• **EXERCISE**
Write the listing below out again exactly, dropping the images.

══════════

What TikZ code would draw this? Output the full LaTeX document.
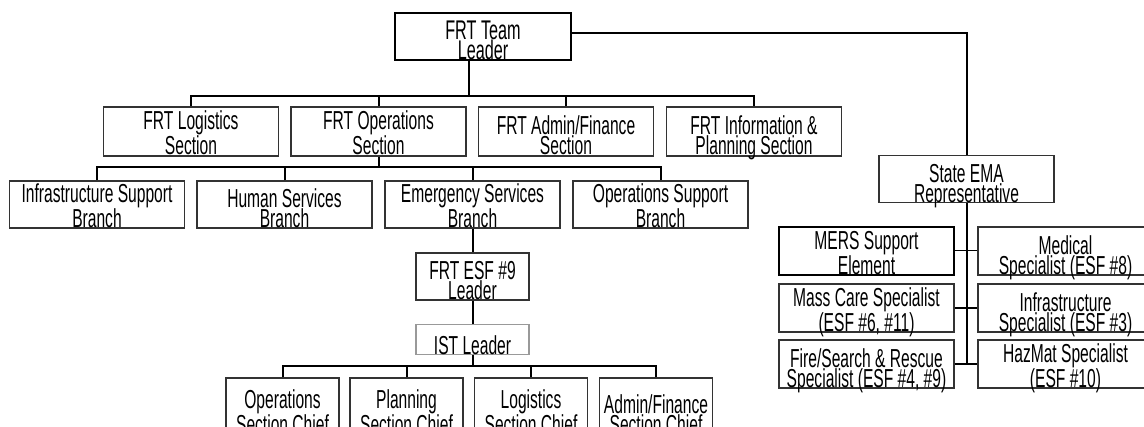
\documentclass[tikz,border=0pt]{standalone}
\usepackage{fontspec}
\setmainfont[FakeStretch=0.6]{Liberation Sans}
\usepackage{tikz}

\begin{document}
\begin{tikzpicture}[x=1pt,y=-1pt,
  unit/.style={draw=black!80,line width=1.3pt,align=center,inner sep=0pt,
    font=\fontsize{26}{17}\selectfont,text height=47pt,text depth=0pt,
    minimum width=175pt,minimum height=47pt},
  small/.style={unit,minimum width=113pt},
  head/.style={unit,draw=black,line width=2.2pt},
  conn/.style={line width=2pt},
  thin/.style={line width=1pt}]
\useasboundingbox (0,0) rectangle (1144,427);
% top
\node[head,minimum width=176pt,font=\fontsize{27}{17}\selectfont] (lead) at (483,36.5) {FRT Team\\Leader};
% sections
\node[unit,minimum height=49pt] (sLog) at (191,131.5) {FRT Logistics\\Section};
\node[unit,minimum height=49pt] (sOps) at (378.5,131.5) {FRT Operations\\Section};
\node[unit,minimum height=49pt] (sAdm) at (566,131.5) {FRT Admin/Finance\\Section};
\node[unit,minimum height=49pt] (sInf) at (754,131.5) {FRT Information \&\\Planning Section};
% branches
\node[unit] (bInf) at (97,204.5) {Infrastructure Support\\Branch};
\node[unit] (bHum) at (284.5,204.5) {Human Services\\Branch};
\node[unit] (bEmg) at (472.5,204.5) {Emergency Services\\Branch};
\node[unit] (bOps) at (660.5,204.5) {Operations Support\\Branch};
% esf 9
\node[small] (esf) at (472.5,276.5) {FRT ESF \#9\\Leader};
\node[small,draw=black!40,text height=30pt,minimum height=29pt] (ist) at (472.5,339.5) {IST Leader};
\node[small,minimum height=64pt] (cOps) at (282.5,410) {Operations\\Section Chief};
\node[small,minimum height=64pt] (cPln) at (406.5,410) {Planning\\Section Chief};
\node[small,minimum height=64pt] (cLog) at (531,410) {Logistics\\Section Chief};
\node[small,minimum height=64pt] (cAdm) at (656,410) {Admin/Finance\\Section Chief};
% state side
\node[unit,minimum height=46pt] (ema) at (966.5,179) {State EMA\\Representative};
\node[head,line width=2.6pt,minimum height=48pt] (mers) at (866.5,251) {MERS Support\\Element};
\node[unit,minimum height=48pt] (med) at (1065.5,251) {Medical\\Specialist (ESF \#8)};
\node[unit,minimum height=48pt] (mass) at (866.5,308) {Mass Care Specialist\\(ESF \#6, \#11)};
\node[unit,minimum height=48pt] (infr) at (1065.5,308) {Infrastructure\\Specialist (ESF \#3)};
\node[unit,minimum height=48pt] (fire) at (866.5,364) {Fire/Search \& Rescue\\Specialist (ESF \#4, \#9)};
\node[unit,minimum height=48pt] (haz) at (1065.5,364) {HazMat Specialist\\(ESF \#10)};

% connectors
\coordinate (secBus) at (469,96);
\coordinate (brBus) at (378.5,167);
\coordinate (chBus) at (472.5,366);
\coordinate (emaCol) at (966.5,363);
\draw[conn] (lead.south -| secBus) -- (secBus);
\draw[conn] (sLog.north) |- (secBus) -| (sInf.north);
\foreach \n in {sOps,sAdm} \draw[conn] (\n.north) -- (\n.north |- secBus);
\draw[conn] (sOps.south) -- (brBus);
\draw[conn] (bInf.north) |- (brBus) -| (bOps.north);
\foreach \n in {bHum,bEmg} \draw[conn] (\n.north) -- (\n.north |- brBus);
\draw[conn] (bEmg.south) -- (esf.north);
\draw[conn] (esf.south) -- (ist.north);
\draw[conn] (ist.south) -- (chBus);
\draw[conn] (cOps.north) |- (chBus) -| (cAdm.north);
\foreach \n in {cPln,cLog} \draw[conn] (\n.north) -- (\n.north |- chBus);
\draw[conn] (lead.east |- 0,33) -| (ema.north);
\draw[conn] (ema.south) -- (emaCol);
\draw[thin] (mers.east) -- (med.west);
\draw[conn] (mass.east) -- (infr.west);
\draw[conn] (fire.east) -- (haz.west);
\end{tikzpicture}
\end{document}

══════════

• **CORRECT RESPONSE**
What TikZ code would draw this? Output the full LaTeX document.
\documentclass[tikz,border=0pt]{standalone}
\usepackage{fontspec}
\setmainfont[FakeStretch=0.6]{Liberation Sans}
\usepackage{tikz}

\begin{document}
\begin{tikzpicture}[x=1pt,y=-1pt,
  unit/.style={draw=black!80,line width=1.3pt,align=center,inner sep=0pt,
    font=\fontsize{26}{17}\selectfont,text height=47pt,text depth=0pt,
    minimum width=175pt,minimum height=47pt},
  small/.style={unit,minimum width=113pt},
  head/.style={unit,draw=black,line width=2.2pt},
  conn/.style={line width=2pt},
  thin/.style={line width=1pt}]
\useasboundingbox (0,0) rectangle (1144,427);
% top
\node[head,minimum width=176pt,font=\fontsize{27}{17}\selectfont] (lead) at (483,36.5) {FRT Team\\Leader};
% sections
\node[unit,minimum height=49pt] (sLog) at (191,131.5) {FRT Logistics\\Section};
\node[unit,minimum height=49pt] (sOps) at (378.5,131.5) {FRT Operations\\Section};
\node[unit,minimum height=49pt] (sAdm) at (566,131.5) {FRT Admin/Finance\\Section};
\node[unit,minimum height=49pt] (sInf) at (754,131.5) {FRT Information \&\\Planning Section};
% branches
\node[unit] (bInf) at (97,204.5) {Infrastructure Support\\Branch};
\node[unit] (bHum) at (284.5,204.5) {Human Services\\Branch};
\node[unit] (bEmg) at (472.5,204.5) {Emergency Services\\Branch};
\node[unit] (bOps) at (660.5,204.5) {Operations Support\\Branch};
% esf 9
\node[small] (esf) at (472.5,276.5) {FRT ESF \#9\\Leader};
\node[small,draw=black!40,text height=30pt,minimum height=29pt] (ist) at (472.5,339.5) {IST Leader};
\node[small,minimum height=64pt] (cOps) at (282.5,410) {Operations\\Section Chief};
\node[small,minimum height=64pt] (cPln) at (406.5,410) {Planning\\Section Chief};
\node[small,minimum height=64pt] (cLog) at (531,410) {Logistics\\Section Chief};
\node[small,minimum height=64pt] (cAdm) at (656,410) {Admin/Finance\\Section Chief};
% state side
\node[unit,minimum height=46pt] (ema) at (966.5,179) {State EMA\\Representative};
\node[head,line width=2.6pt,minimum height=48pt] (mers) at (866.5,251) {MERS Support\\Element};
\node[unit,minimum height=48pt] (med) at (1065.5,251) {Medical\\Specialist (ESF \#8)};
\node[unit,minimum height=48pt] (mass) at (866.5,308) {Mass Care Specialist\\(ESF \#6, \#11)};
\node[unit,minimum height=48pt] (infr) at (1065.5,308) {Infrastructure\\Specialist (ESF \#3)};
\node[unit,minimum height=48pt] (fire) at (866.5,364) {Fire/Search \& Rescue\\Specialist (ESF \#4, \#9)};
\node[unit,minimum height=48pt] (haz) at (1065.5,364) {HazMat Specialist\\(ESF \#10)};

% connectors
\coordinate (secBus) at (469,96);
\coordinate (brBus) at (378.5,167);
\coordinate (chBus) at (472.5,366);
\coordinate (emaCol) at (966.5,363);
\draw[conn] (lead.south -| secBus) -- (secBus);
\draw[conn] (sLog.north) |- (secBus) -| (sInf.north);
\foreach \n in {sOps,sAdm} \draw[conn] (\n.north) -- (\n.north |- secBus);
\draw[conn] (sOps.south) -- (brBus);
\draw[conn] (bInf.north) |- (brBus) -| (bOps.north);
\foreach \n in {bHum,bEmg} \draw[conn] (\n.north) -- (\n.north |- brBus);
\draw[conn] (bEmg.south) -- (esf.north);
\draw[conn] (esf.south) -- (ist.north);
\draw[conn] (ist.south) -- (chBus);
\draw[conn] (cOps.north) |- (chBus) -| (cAdm.north);
\foreach \n in {cPln,cLog} \draw[conn] (\n.north) -- (\n.north |- chBus);
\draw[conn] (lead.east |- 0,33) -| (ema.north);
\draw[conn] (ema.south) -- (emaCol);
\draw[thin] (mers.east) -- (med.west);
\draw[conn] (mass.east) -- (infr.west);
\draw[conn] (fire.east) -- (haz.west);
\end{tikzpicture}
\end{document}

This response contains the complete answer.